TO SOCIETIES THAT SUPPORT FEMALE GENITAL MUTILATION: WOMEN ARE NOT YOUR PROPERTY! by Fahima Abdi Ali
|Posted by [email protected] on January 28, 2018 at 4:25 PM|
I was just 8 years old when I learned that Female Genital Mutilation (FGM) was the fate of every girl in my society. I did not know the specifics. I was only told that if it were done to me, I was going to be loved by God.
According to the United Nations Population Fund, FGM, also known as female circumcision, is a practice in which some or all external female genitalia is cut for cultural purposes, not medical reasons. Around the world, there are about 200 million girls and women who have undergone this process.
The details of FGM are not something that the people leading the practice want to talk about because they are not nice to hear and are apparently too inconsequential to take into account before creating decisions that permanently affect the livelihood of girls. But these details are not actually inconsequential because if they were, addressing the mental and physical harm that comes from FGM would not be a threat to patriarchal societies. Girls who endure FGM get most of their vaginas sewn up, making them incapable of having sex. A very small hole is left for girls to pee and get their periods. It is unethical and oppressive to sew women up as an attempt to reserve them as pure gifts for men.
The procedure of FGM is not like going to a hospital and having a needle poked at you.
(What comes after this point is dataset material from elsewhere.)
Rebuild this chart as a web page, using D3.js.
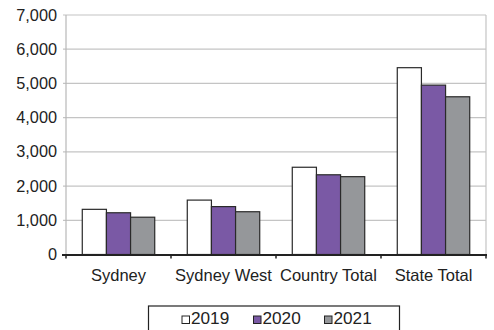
<!DOCTYPE html>
<html>
<head>
<meta charset="utf-8">
<script src="https://cdn.jsdelivr.net/npm/d3@7"></script>
<style>
  html, body { margin: 0; padding: 0; background: #fff; }
  svg { display: block; font-family: "Liberation Sans", Arial, sans-serif; }
</style>
</head>
<body>
<svg id="chart" width="494" height="330"></svg>
<script>
const categories = ["Sydney", "Sydney West", "Country Total", "State Total"];
const seriesNames = ["2019", "2020", "2021"];
const values2019 = [1320, 1590, 2550, 5460];
const values2020 = [1220, 1400, 2330, 4950];
const values2021 = [1090, 1250, 2275, 4610];
const yTicks = [0, 1000, 2000, 3000, 4000, 5000, 6000, 7000];
const colors = ["#ffffff", "#7a59a5", "#95979a"];

(function () {
const seriesValues = [values2019, values2020, values2021];
const data = categories.map((c, i) => ({ cat: c, vals: seriesValues.map(s => s[i]) }));

const svg = d3.select("#chart");
const pl = 66, pr = 486, pt = 15, pb = 254.5;

const x = d3.scaleBand().domain(categories).range([pl, pr]).paddingInner(0.31).paddingOuter(0.155);
const xs = d3.scaleBand().domain(seriesNames).range([0, x.bandwidth()]);
const y = d3.scaleLinear().domain([0, 7000]).range([pb, pt]);

// gridlines
svg.append("g").selectAll("line").data(yTicks.filter(d => d > 0)).join("line")
  .attr("x1", pl - 3).attr("x2", pr)
  .attr("y1", d => y(d)).attr("y2", d => y(d))
  .attr("stroke", "#c4c4c4").attr("stroke-width", 1.2);

// left axis line
svg.append("line").attr("x1", pl).attr("x2", pl).attr("y1", pt).attr("y2", pb)
  .attr("stroke", "#b8b8b8").attr("stroke-width", 1.2);
// right border
svg.append("line").attr("x1", pr).attr("x2", pr).attr("y1", pt).attr("y2", pb)
  .attr("stroke", "#c4c4c4").attr("stroke-width", 1.2);

// y labels
svg.append("g").selectAll("text").data(yTicks).join("text")
  .attr("x", 57).attr("y", d => y(d) + 5.5)
  .attr("text-anchor", "end").attr("font-size", 16.3).attr("fill", "#222")
  .text(d => d3.format(",")(d));

// bars
const groups = svg.append("g").selectAll("g").data(data).join("g")
  .attr("transform", d => `translate(${x(d.cat)},0)`);
groups.selectAll("rect").data(d => d.vals.map((v, i) => ({ v, s: seriesNames[i], i }))).join("rect")
  .attr("x", d => xs(d.s)).attr("width", xs.bandwidth())
  .attr("y", d => y(d.v)).attr("height", d => y(0) - y(d.v))
  .attr("fill", d => colors[d.i]).attr("stroke", "#2a2a2a").attr("stroke-width", 1.2);

// x axis
svg.append("line").attr("x1", 62).attr("x2", pr + 1).attr("y1", y(0) + 0.5).attr("y2", y(0) + 0.5)
  .attr("stroke", "#222").attr("stroke-width", 2);
const tickPos = categories.map(c => x(c) - x.step() * x.paddingInner() / 2).concat([pr]);
svg.append("g").selectAll("line").data(tickPos).join("line")
  .attr("x1", d => d).attr("x2", d => d).attr("y1", y(0)).attr("y2", y(0) + 4)
  .attr("stroke", "#222").attr("stroke-width", 1.5);

svg.append("g").selectAll("text").data(categories).join("text")
  .attr("x", d => x(d) + x.bandwidth() / 2).attr("y", 281)
  .attr("text-anchor", "middle").attr("font-size", 16.5).attr("fill", "#222")
  .text(d => d);

// legend
const lg = svg.append("g");
lg.append("rect").attr("x", 148.5).attr("y", 306).attr("width", 251).attr("height", 30)
  .attr("fill", "#fff").attr("stroke", "#222").attr("stroke-width", 1.2);
const legendX = [182, 253.5, 324.5];
seriesNames.forEach((s, i) => {
  lg.append("rect").attr("x", legendX[i]).attr("y", 316).attr("width", 7.5).attr("height", 7.5)
    .attr("fill", colors[i]).attr("stroke", "#222").attr("stroke-width", 1);
  lg.append("text").attr("x", legendX[i] + 9).attr("y", 324).attr("font-size", 17.2).attr("fill", "#222").text(s);
});
})();
</script>
</body>
</html>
In Somaliland, a woman comes to your house with knives and strings and, without any anesthesia, starts cutting your vagina. One day I woke up to see a woman with a bag full of equipment—she was there to mutilate my sisters and me.
In many cultures, people practice FGM thinking that it increases the chances of a girl getting married. FGM “preserves” virginity as women are not capable of having sex until they get married and are “reopened” again. To preserve the “femininity and modesty” of girls, certain cultures cut the body parts of girls that are seen as “unclean and feminine” (World Health Organization). Additionally, FGM in many communities is “believed to reduce a woman’s libido and therefore believed to help her resist extramarital sexual acts” (WHO).
I was always told that mutilating girls was something that Allah decrees in his Quran, and I wondered why Allah would wish something painful upon his children. I eventually acclimated to the idea that eternal happiness was contingent on unconditional respect and obedience to Allah’s word. However, FGM turned out to be not a religious concept, but a societal custom forced on me and many other girls around the world.
First, the Quran never mentions anything about female genital circumcision. In fact, a verse in the Quran states, “Abandon all harm, whether committed openly or indiscreet.” (7:33). This act of doing no harm to anyone is one that directly condemns FGM. More importantly, in most cases it is a harm imposed on girls and women by others and not a choice made by the victims. This procedure needs to end because, understood properly, the Quran not only discourages it, but forbids it. Furthermore, this procedure is violent and women do not get to choose. FGM is not making women pure, but making them into property. It is used to control women’s sexual desires, actions, and bodies and religion is only used as an excuse to justify this abhorrent practice. Religion was meant to correct and guide humans, but humans do the opposite: they try to control and alter religion so that it fits their desires.
I spent 10 years going to a Quran school where I have learned that no, Allah never instructed us to mutilate girls. Even if religion permitted FGM, religion does not force people to undergo this procedure. Everything is a choice and girls should have the right to choose what they want. FGM needs to end because it is very violent towards women.
Dear men, women are not your property for you to use however you desire.
Fahima Ali is from Somaliland, Somalia. She is a freshman at Columbia College, majoring in human rights and concentrating in business management. She is passionate about women’s rights and children’s rights and loves advocating for women and children. She loves NYC and cannot wait to explore all the magnificent museums and different cultures the city has to offer.